Sahara Swift URLs passed to running jobs as input or output sources include a ".sahara" suffix on the container, for example:
swift://container.sahara/object
You may notice these Swift URLs in job logs, however, you do not need to add the suffix to the containers yourself. Sahara will add the suffix if necessary, so when using the UI or the python client you may write the above URL simply as:
swift://container/object
Sahara internal database URLs have the form:
internal-db://sahara-generated-uuid
This indicates a file object in the Sahara database which has the given uuid as a key
EDP Requirements
The OpenStack installation and the cluster launched from Sahara must meet the following minimum requirements in order for EDP to function:
OpenStack Services
When a Hadoop job is executed, binaries are first uploaded to a cluster node and then moved from the node local filesystem to HDFS. Therefore, there must be an instance of HDFS available to the nodes in the Sahara cluster.
If the Swift service is not running in the OpenStack installation
- Job binaries may only be stored in the Sahara internal database
- Data sources require a long-running HDFS
If the Swift service is running in the OpenStack installation
- Job binaries may be stored in Swift or the Sahara internal database
- Data sources may be in Swift or a long-running HDFS
Cluster Processes
Requirements for EDP support depend on the EDP job type and plugin used for the cluster. For example a Vanilla Sahara cluster must run at least one instance of these processes to support EDP:
- For Hadoop version 1:
- jobtracker
- namenode
- oozie
- tasktracker
- datanode
- For Hadoop version 2:
- namenode
- datanode
- resourcemanager
- nodemanager
- historyserver
- oozie
EDP Technical Considerations
There are a several things in EDP which require attention in order to work properly. They are listed on this page.
Transient Clusters
EDP allows running jobs on transient clusters. In this case the cluster is created specifically for the job and is shut down automatically once the job is finished.
Two config parameters control the behaviour of periodic clusters:
- periodic_enable - if set to 'False', Sahara will do nothing to a transient cluster once the job it was created for is completed. If it is set to 'True', then the behaviour depends on the value of the next parameter.
- use_identity_api_v3 - set it to 'False' if your OpenStack installation does not provide Keystone API v3. In that case Sahara will not terminate unneeded clusters. Instead it will set their state to 'AwaitingTermination' meaning that they could be manually deleted by a user. If the parameter is set to 'True', Sahara will itself terminate the cluster. The limitation is caused by lack of 'trusts' feature in Keystone API older than v3.

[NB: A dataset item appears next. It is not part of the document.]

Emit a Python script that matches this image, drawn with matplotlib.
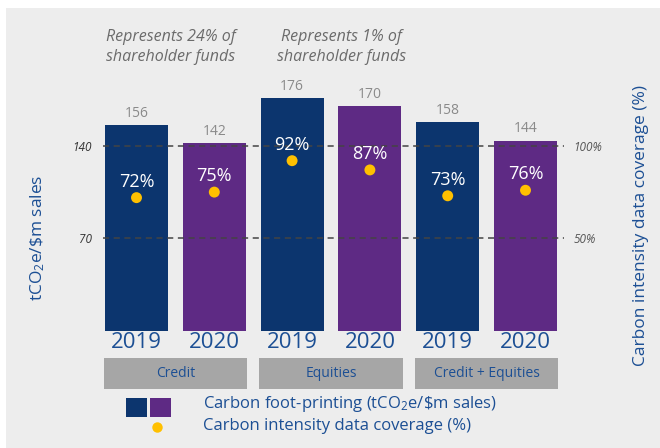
import matplotlib
matplotlib.use("Agg")
import matplotlib.pyplot as plt
from matplotlib.patches import Rectangle
from matplotlib.transforms import blended_transform_factory
from matplotlib.lines import Line2D

FONT = "Open Sans"
plt.rcParams['font.family'] = [FONT, 'DejaVu Sans']
plt.rcParams['mathtext.fontset'] = 'custom'
plt.rcParams['mathtext.rm'] = FONT
plt.rcParams['mathtext.it'] = FONT + ':italic'

# ---- data ----
years = ["2019", "2020", "2019", "2020", "2019", "2020"]
groups = ["Credit", "Equities", "Credit + Equities"]
footprint = [156, 142, 176, 170, 158, 144]
coverage = [72, 75, 92, 87, 73, 76]
annotations = ["Represents 24% of\nshareholder funds", "Represents 1% of\nshareholder funds"]
left_ticks = [70, 140]
right_ticks = [50, 100]

NAVY = "#0c356e"
PURPLE = "#5e2a84"
GOLD = "#ffc000"
BG = "#ededed"
BLUE = "#1c4f94"
BOXGRAY = "#a6a6a6"
bar_colors = [NAVY, PURPLE] * 3

W, H = 660, 448
fig = plt.figure(figsize=(W / 100, H / 100), dpi=100)
fig.patch.set_facecolor("white")

def fx(x):
    return x / W

def fy(y):
    return 1 - y / H

# background panel
bgax = fig.add_axes([0, 0, 1, 1], zorder=-10)
bgax.set_axis_off()
bgax.set_xlim(0, 1)
bgax.set_ylim(0, 1)
bgax.add_patch(Rectangle((fx(6), 0), 1 - fx(6), fy(8), facecolor=BG, edgecolor="none"))

# axes placement (pixels)
ax_l, ax_r, ax_b, ax_t = 100, 565, 330.7, 66.7
ax = fig.add_axes([fx(ax_l), fy(ax_b), fx(ax_r - ax_l), (ax_b - ax_t) / H])
ax.set_facecolor("none")
px_per_unit = 77.8
x0 = 136.5
ax.set_xlim((ax_l - x0) / px_per_unit, (ax_r - x0) / px_per_unit)
ymax = 200
ax.set_ylim(0, ymax)

xs = list(range(len(footprint)))
ax.bar(xs, footprint, width=0.81, color=bar_colors, zorder=2)
for x, v in zip(xs, footprint):
    ax.annotate(str(v), (x, v), xytext=(0, 3), textcoords="offset points",
                ha="center", va="bottom", fontsize=10, color="#8a8a8a")

# dashed reference lines
for t in left_ticks:
    ax.plot([-0.43, 5.5], [t, t], ls=(0, (4, 3)), color="#444444", lw=1.1, zorder=3)

for s in ax.spines.values():
    s.set_visible(False)
ax.set_yticks(left_ticks)
ax.set_yticklabels([str(t) for t in left_ticks], fontstyle="italic", fontsize=8.5, color="#333333")
ax.tick_params(axis="y", length=0, pad=6)
ax.set_xticks(xs)
ax.set_xticklabels(years, fontsize=16, color=BLUE)
ax.tick_params(axis="x", length=0, pad=1)
ax.set_ylabel("tCO$_2$e/\\$m sales", fontsize=12.5, color=BLUE)
ax.yaxis.set_label_coords((47 - ax_l) / (ax_r - ax_l), (ax_b - 238) / (ax_b - ax_t))

# twin axis for coverage
ax2 = ax.twinx()
ax2.set_ylim(0, ymax / 140 * 100)
for s in ax2.spines.values():
    s.set_visible(False)
ax2.set_yticks(right_ticks)
ax2.set_yticklabels([f"{t}%" for t in right_ticks], fontstyle="italic", fontsize=8.5, color="#555555")
ax2.tick_params(axis="y", length=0, pad=6)
ax2.scatter(xs, coverage, s=62, color=GOLD, zorder=5, edgecolors="none")
for x, c in zip(xs, coverage):
    ax2.annotate(f"{c}%", (x, c), xytext=(0, 5), textcoords="offset points",
                 ha="center", va="bottom", fontsize=13, color="white", zorder=6)
ax2.set_ylabel("Carbon intensity data coverage (%)", fontsize=12.5, color=BLUE)
ax2.yaxis.set_label_coords((633 - ax_l) / (ax_r - ax_l), (ax_b - 226) / (ax_b - ax_t))

# group boxes
bt = blended_transform_factory(ax.transData, fig.transFigure)
for i, g in enumerate(groups):
    c = 2 * i + 0.5
    ax.add_patch(Rectangle((c - 0.92, fy(388.7)), 1.84, (388.7 - 357.7) / H, transform=bt,
                           facecolor=BOXGRAY, edgecolor="none", clip_on=False))
    ax.text(c, fy(373), g, transform=bt, ha="center", va="center", fontsize=10, color=BLUE)

# annotations
ann_x = [171, 341.5]
for a, axp in zip(annotations, ann_x):
    ax.text((axp - x0) / px_per_unit, fy(47), a,
            transform=bt, ha="center", va="center", fontsize=11.5, fontstyle="italic",
            color="#6b6b6b", linespacing=1.3)

# legend
fig.patches.append(Rectangle((fx(126), fy(417)), fx(21), 19 / H, transform=fig.transFigure,
                             facecolor=NAVY, edgecolor="none"))
fig.patches.append(Rectangle((fx(150), fy(417)), fx(21), 19 / H, transform=fig.transFigure,
                             facecolor=PURPLE, edgecolor="none"))
fig.lines.append(Line2D([fx(157)], [fy(427)], transform=fig.transFigure, marker="o",
                        markersize=7.5, color=GOLD, markeredgewidth=0, linestyle="none"))
fig.text(fx(203), fy(404), "Carbon foot-printing (tCO$_2$e/\\$m sales)", ha="left", va="center",
         fontsize=12, color=BLUE)
fig.text(fx(203), fy(426), "Carbon intensity data coverage (%)", ha="left", va="center",
         fontsize=12, color=BLUE)

fig.savefig("out.png", dpi=100, facecolor=fig.get_facecolor())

If both parameters are set to 'True', Sahara works with transient clusters in the following manner:
- When a user requests for a job to be executed on a transient cluster, Sahara creates such a cluster.
- Sahara drops the user's credentials once the cluster is created but prior to that it creates a trust allowing it to operate with the cluster instances in the future without user credentials.
- Once a cluster is not needed, Sahara terminates its instances using the stored trust. Sahara drops the trust after that.